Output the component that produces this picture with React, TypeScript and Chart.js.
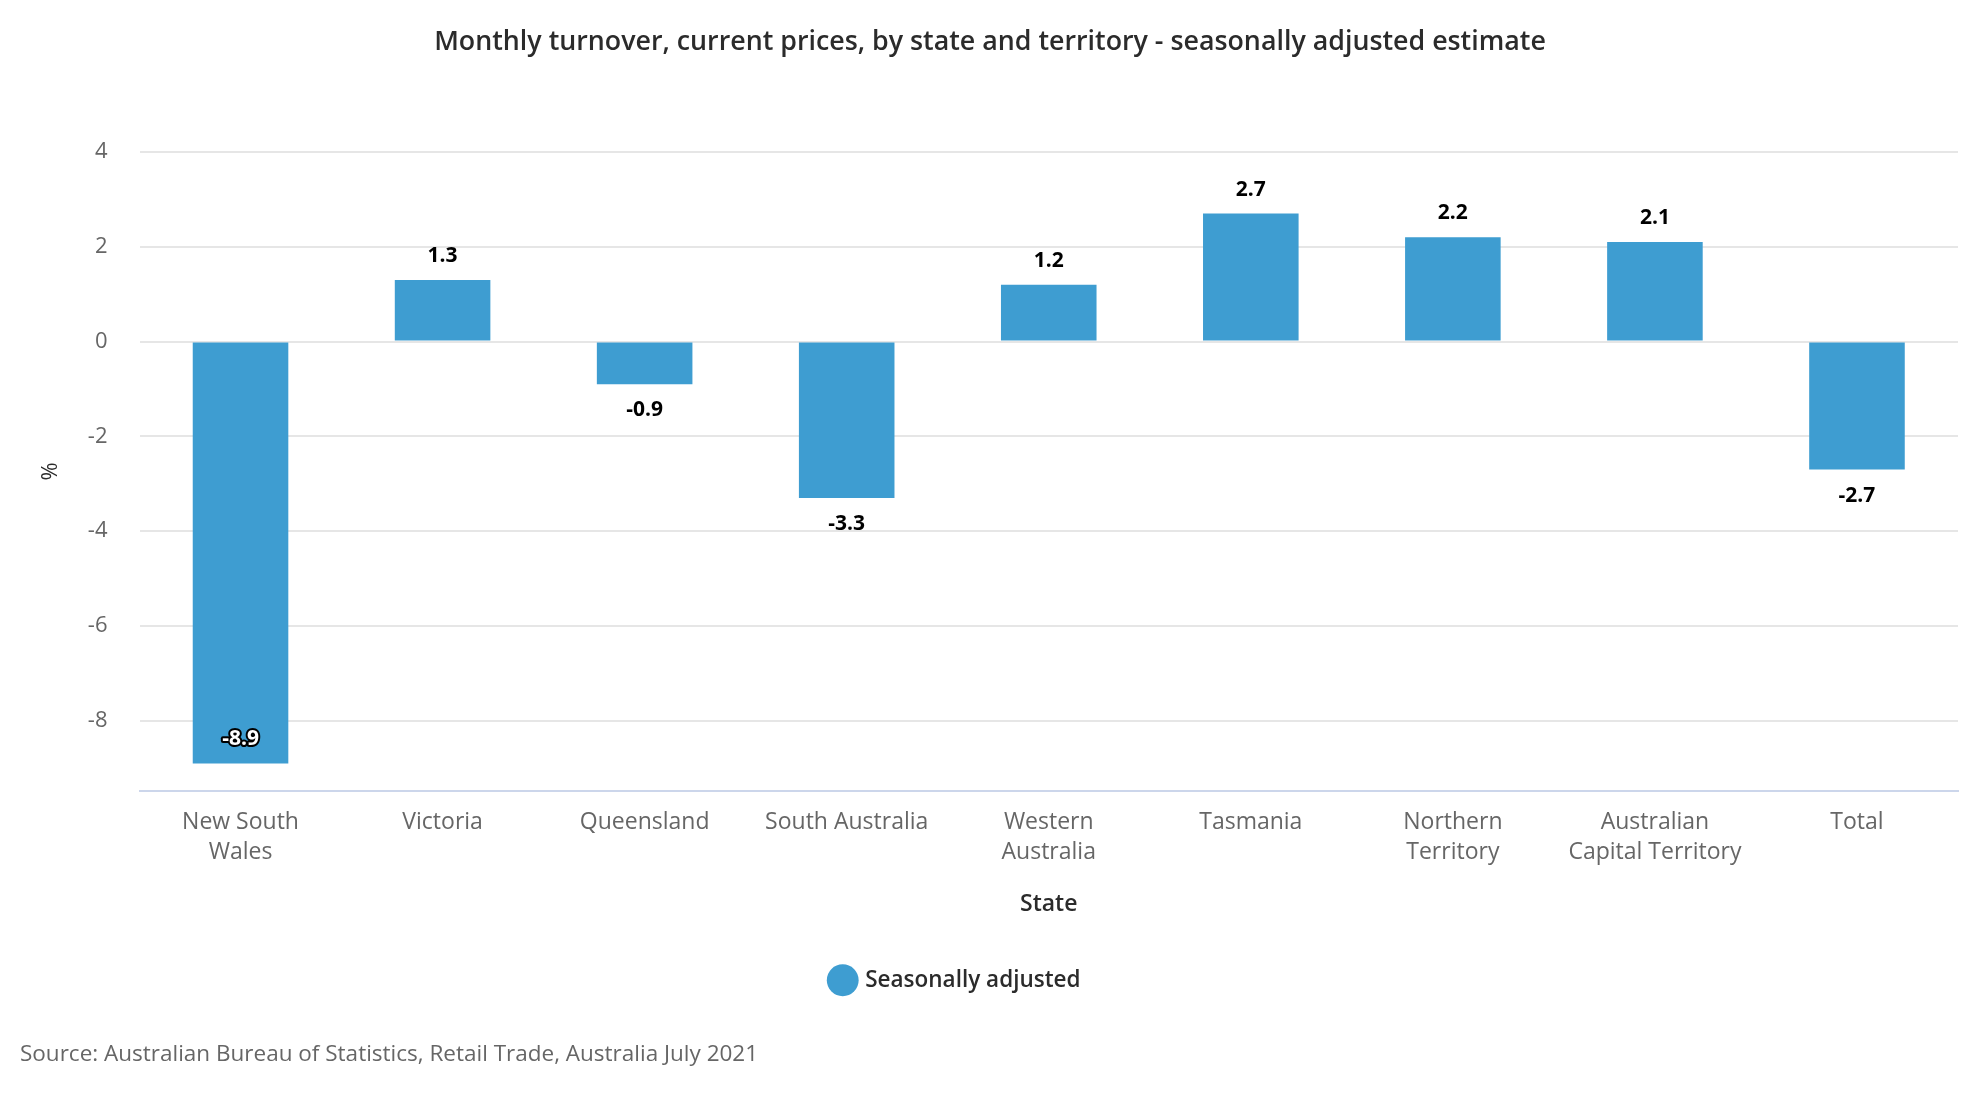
import React, { useEffect, useRef } from "react";
import { Chart, registerables } from "chart.js";

Chart.register(...registerables);

const titleText =
  "Monthly turnover, current prices, by state and territory - seasonally adjusted estimate";
const sourceText =
  "Source: Australian Bureau of Statistics, Retail Trade, Australia July 2021";
const seriesName = "Seasonally adjusted";
const xAxisTitle = "State";
const yAxisTitle = "%";

const categories: (string | string[])[] = [
  ["New South", "Wales"],
  "Victoria",
  "Queensland",
  "South Australia",
  ["Western", "Australia"],
  "Tasmania",
  ["Northern", "Territory"],
  ["Australian", "Capital Territory"],
  "Total",
];
const seasonallyAdjusted = [-8.9, 1.3, -0.9, -3.3, 1.2, 2.7, 2.2, 2.1, -2.7];
const yTickValues = [-8, -6, -4, -2, 0, 2, 4];
const yMin = -9.48;
const yMax = 4;

const FONT = "'Open Sans', 'Noto Sans', sans-serif";
const BAR_COLOR = "#3e9dd1";

const barLabelPlugin = {
  id: "barLabels",
  afterDatasetsDraw(chart: any) {
    const { ctx, chartArea } = chart;
    const meta = chart.getDatasetMeta(0);
    const data = chart.data.datasets[0].data as number[];
    ctx.save();
    ctx.font = `700 21px ${FONT}`;
    ctx.textAlign = "center";
    ctx.textBaseline = "middle";
    ctx.lineJoin = "round";
    meta.data.forEach((el: any, i: number) => {
      const v = data[i];
      const text = v.toFixed(1);
      let y: number;
      let inside = false;
      if (v >= 0) {
        y = el.y - 24;
      } else {
        y = el.y + 26;
        if (y + 12 > chartArea.bottom) {
          y = el.y - 24;
          inside = true;
        }
      }
      if (inside) {
        ctx.strokeStyle = "#000000";
        ctx.lineWidth = 4;
        ctx.strokeText(text, el.x, y);
        ctx.fillStyle = "#ffffff";
        ctx.fillText(text, el.x, y);
      } else {
        ctx.fillStyle = "#000000";
        ctx.fillText(text, el.x, y);
      }
    });
    ctx.restore();
  },
};

const textPlugin = {
  id: "titleSource",
  afterLayout(chart: any) {
    const lg = chart.legend;
    if (lg) {
      lg.left -= 23;
      lg.right -= 23;
    }
  },
  afterDraw(chart: any) {
    const { ctx } = chart;
    ctx.save();
    ctx.textBaseline = "middle";
    ctx.textAlign = "center";
    ctx.fillStyle = "#2b2b2b";
    ctx.font = `600 26.8px ${FONT}`;
    ctx.fillText(titleText, 990, 42);
    ctx.textAlign = "left";
    ctx.fillStyle = "#666666";
    ctx.font = `400 22.5px ${FONT}`;
    ctx.fillText(sourceText, 20, 1055);
    ctx.restore();
  },
};

export default function App() {
  const canvasRef = useRef<HTMLCanvasElement | null>(null);

  useEffect(() => {
    if (!canvasRef.current) return;
    const chart = new Chart(canvasRef.current, {
      type: "bar",
      data: {
        labels: categories,
        datasets: [
          {
            label: seriesName,
            data: seasonallyAdjusted,
            backgroundColor: BAR_COLOR,
            borderWidth: 0,
            categoryPercentage: 1,
            barPercentage: 0.473,
          },
        ],
      },
      options: {
        animation: false,
        responsive: true,
        maintainAspectRatio: false,
        layout: { padding: { top: 152, right: 22, bottom: 98.5, left: 0 } },
        plugins: {
          title: { display: false },
          tooltip: { enabled: false },
          legend: {
            position: "bottom",
            labels: {
              usePointStyle: true,
              pointStyle: "circle",
              boxWidth: 22.6,
              boxHeight: 22.6,
              padding: 10,
              color: "#2b2b2b",
              font: { family: FONT, size: 22.5, weight: "600" },
            },
          },
        },
        scales: {
          x: {
            type: "category",
            grid: { display: false, drawTicks: false },
            border: { display: true, color: "#ccd6eb", width: 2 },
            ticks: {
              color: "#666666",
              font: { family: FONT, size: 23, lineHeight: 1.3 },
              padding: 17,
              maxRotation: 0,
              minRotation: 0,
              autoSkip: false,
            },
            title: {
              display: true,
              text: xAxisTitle,
              color: "#2b2b2b",
              font: { family: FONT, size: 23, weight: "600", lineHeight: 1.2 },
              padding: { top: 0, bottom: 41 },
            },
            afterFit(scale: any) {
              scale.height = 168;
            },
          },
          y: {
            type: "linear",
            min: yMin,
            max: yMax,
            grid: { color: "#e6e6e6", lineWidth: 2, drawTicks: false },
            border: { display: false },
            ticks: {
              color: "#666666",
              font: { family: FONT, size: 22 },
              padding: 32,
            },
            afterBuildTicks(axis: any) {
              axis.ticks = yTickValues.map((v) => ({ value: v }));
            },
            title: {
              display: true,
              text: yAxisTitle,
              color: "#2b2b2b",
              font: { family: FONT, size: 22, weight: "400", lineHeight: 1.2 },
              padding: { top: 38, bottom: 0 },
            },
            afterFit(scale: any) {
              scale.width = 139.5;
            },
          },
        },
      },
      plugins: [barLabelPlugin, textPlugin],
    });
    return () => chart.destroy();
  }, []);

  return (
    <div
      style={{
        position: "fixed",
        left: 0,
        top: 0,
        width: 1980,
        height: 1100,
        background: "#ffffff",
      }}
    >
      <canvas ref={canvasRef} />
    </div>
  );
}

Description of the task - Set the lines above down again, word for word, from the first through the one containing "Chart.register(...registerables);"; pictures excluded.

Answer to this task -
Output the component that produces this picture with React, TypeScript and Chart.js.
import React, { useEffect, useRef } from "react";
import { Chart, registerables } from "chart.js";

Chart.register(...registerables);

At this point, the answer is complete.